AbstractSolid‐state lithium‐oxygen batteries (SSLOBs) offer high energy density with enhanced safety. However, the challenge of energy loss induced by the high polarization of the solid‐state air electrode has become a major bottleneck for its further development. Here, a homonuclear Fe‐Fe catalyst (Fe2‐N‐C) matched to reactants (Li2‐xO2, 0 ≤ x ≤ 2) size to alleviate the redox polarization in solid‐state electrodes is designed. Atomically resolved transmission electron microscopy reveals that the spatial size of Fe‐Fe clusters (1.5–2 Å) is commensurate with Li2‐xO2 (1.2–2.2 Å), which can overcome the challenges associated with catalyst/reactant size mismatch.
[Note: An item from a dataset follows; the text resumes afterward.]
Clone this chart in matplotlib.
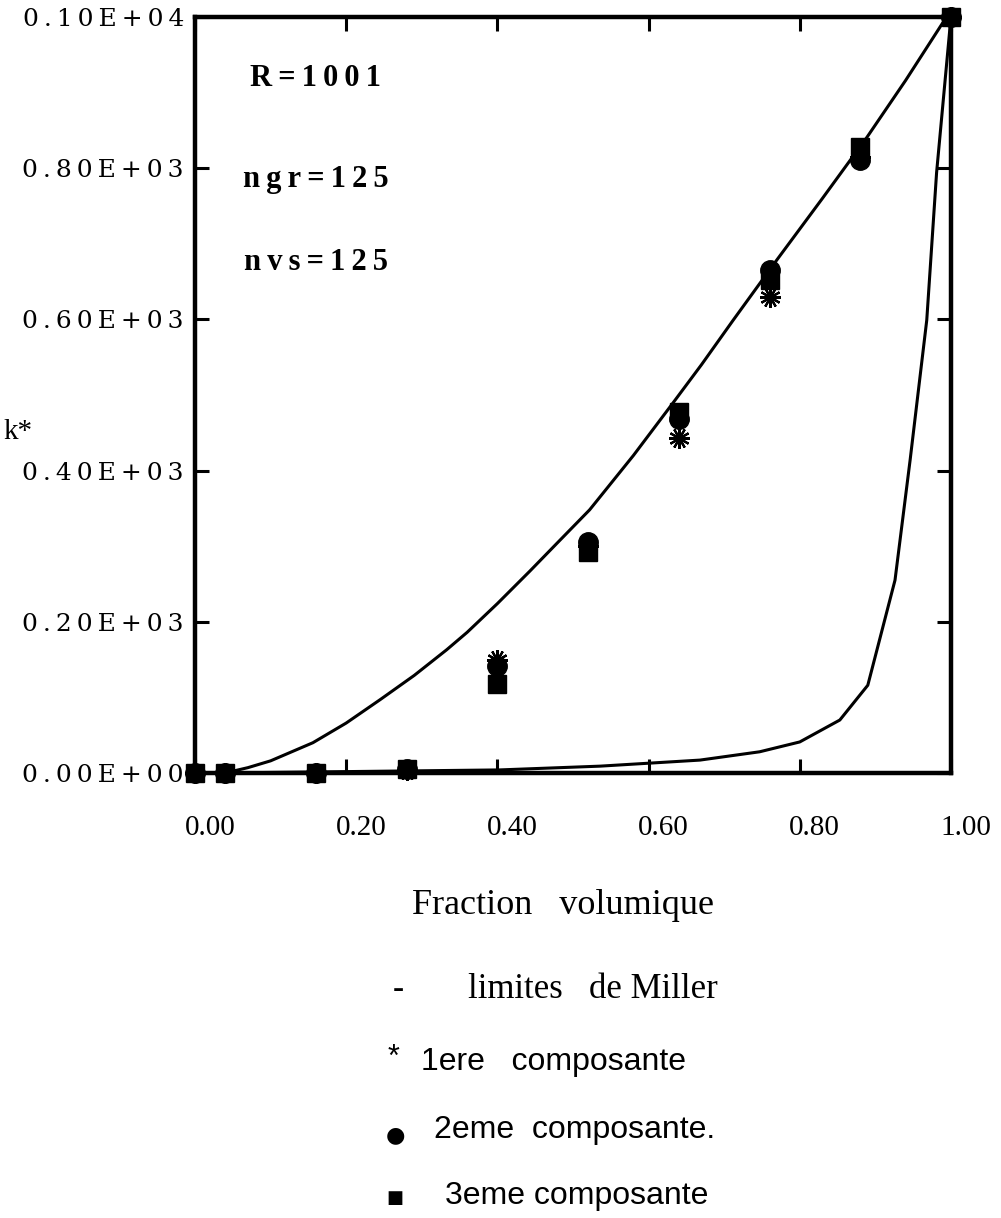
import matplotlib
matplotlib.use('Agg')
import matplotlib.pyplot as plt
from matplotlib.transforms import ScaledTranslation

# volume fractions of the simulated points
frac = [0.0, 0.04, 0.16, 0.28, 0.40, 0.52, 0.64, 0.76, 0.88, 1.0]
k_comp1 = [0, 0, 0, 4, 150, 300, 443, 630, 815, 1000]
k_comp2 = [0, 0, 0, 5, 142, 306, 468, 665, 811, 1000]
k_comp3 = [0, 0, 0, 5, 117, 292, 478, 652, 828, 1000]

# Miller bounds
up_x = [0.04, 0.07, 0.10, 0.156, 0.20, 0.245, 0.29, 0.333, 0.36, 0.40, 0.443, 0.48,
        0.522, 0.58, 0.632, 0.67, 0.712, 0.77, 0.83, 0.889, 0.94, 0.989, 1.0]
up_k = [0, 7, 16, 40, 66, 97, 129, 163, 186, 224, 267, 305,
        348, 420, 489, 540, 599, 679, 760, 841, 916, 992, 1000]
lo_x = [0.04, 0.403, 0.536, 0.668, 0.747, 0.80, 0.853, 0.89, 0.926, 0.946, 0.968, 0.981, 1.0]
lo_k = [0, 4, 9, 17, 28, 41, 70, 116, 255, 414, 599, 794, 1000]

xticks = [0.0, 0.2, 0.4, 0.6, 0.8, 1.0]
xlabels = ['0.00', '0.20', '0.40', '0.60', '0.80', '1.00']
yticks = [0, 200, 400, 600, 800, 1000]
ylabels = ['0.00E+00', '0.20E+03', '0.40E+03', '0.60E+03', '0.80E+03', '0.10E+04']

SERIF = ['Liberation Serif', 'DejaVu Serif']
SANS = ['Liberation Sans', 'DejaVu Sans']
TS = '\u2009'  # thin space, the scan has wide letter spacing


def spaced(s):
    return TS.join(s)


fig = plt.figure(figsize=(10.01, 12.18), dpi=100)
ax = fig.add_axes([0.1948, 0.3654, 0.7552, 0.6207])

ax.plot(up_x, up_k, color='black', lw=2.2, zorder=2)
ax.plot(lo_x, lo_k, color='black', lw=2.2, zorder=2)

ax.plot(frac, k_comp1, ls='none', marker=(12, 2, 0), ms=15, mec='black', mew=1.6, zorder=3)
ax.plot(frac, k_comp2, ls='none', marker='o', ms=14, mfc='black', mec='black', zorder=4)
ax.plot(frac, k_comp3, ls='none', marker='s', ms=13, mfc='black', mec='black', zorder=5)

ax.set_xlim(0, 1)
ax.set_ylim(0, 1000)
ax.set_xticks(xticks)
ax.set_xticklabels(xlabels, family=SERIF, fontsize=21)
ax.set_yticks(yticks)
ax.set_yticklabels([spaced(l) for l in ylabels], family=['DejaVu Serif'], fontsize=18)
ax.tick_params(direction='in', length=10, width=2.2, top=True, right=True)
ax.tick_params(axis='x', pad=30)
ax.tick_params(axis='y', pad=8)
# the printed x labels sit a little right of their ticks
shift = ScaledTranslation(0.15, 0, fig.dpi_scale_trans)
for lab in ax.get_xticklabels():
    lab.set_transform(lab.get_transform() + shift)
for s in ax.spines.values():
    s.set_linewidth(3.2)
for ln in ax.lines:
    ln.set_clip_on(False)

# annotations inside the plot
for txt, y in [('R=1001', 78), ('ngr=125', 180), ('nvs=125', 263)]:
    fig.text(316 / 1001, 1 - y / 1218, spaced(txt), ha='center', va='center',
             family=SERIF, fontsize=22, fontweight='bold')

fig.text(18 / 1001, 1 - 432 / 1218, 'k*', ha='center', va='center',
         family=SERIF, fontsize=21)
fig.text(563 / 1001, 1 - 905 / 1218, 'Fraction   volumique', ha='center', va='center',
         family=SERIF, fontsize=26)

# hand-written key below the chart
fig.text(398 / 1001, 1 - 990 / 1218, '-', ha='center', va='center', family=SERIF, fontsize=24)
fig.text(468 / 1001, 1 - 990 / 1218, 'limites   de Miller', ha='left', va='center',
         family=SERIF, fontsize=25)
fig.text(393 / 1001, 1 - 1058 / 1218, '*', ha='center', va='center', family=SANS, fontsize=22)
fig.text(421 / 1001, 1 - 1062 / 1218, '1ere   composante', ha='left', va='center',
         family=SANS, fontsize=23)
fig.text(395 / 1001, 1 - 1135 / 1218, '\u25cf', ha='center', va='center',
         family='DejaVu Sans', fontsize=16)
fig.text(434 / 1001, 1 - 1130 / 1218, '2eme  composante.', ha='left', va='center',
         family=SANS, fontsize=23)
fig.text(395 / 1001, 1 - 1198 / 1218, '\u25a0', ha='center', va='center',
         family='DejaVu Sans', fontsize=13)
fig.text(445 / 1001, 1 - 1196 / 1218, '3eme composante', ha='left', va='center',
         family=SANS, fontsize=23)

fig.savefig('out.png', dpi=100, facecolor='white')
In‐depth theoretical analyses show that orbital coupling and spin state jumping between Fe‐Fe sites allows the Fe centers to exhibit d‐orbital delocalization and high electronic spin states. These features enhance the activation of paramagnetic oxygen species, optimize the binding strength to LiO2 and reduce the charge/discharge voltage gap. Meanwhile, the size‐matching effect induces the ductile growth of the discharge product into a highly reversible film‐like morphology. The Fe2‐N‐C cathode with low overpotential exhibits significantly improved round‐trip efficiency (84.9%). The concept of this work opens up new opportunities for designing high‐performance SSLOBs.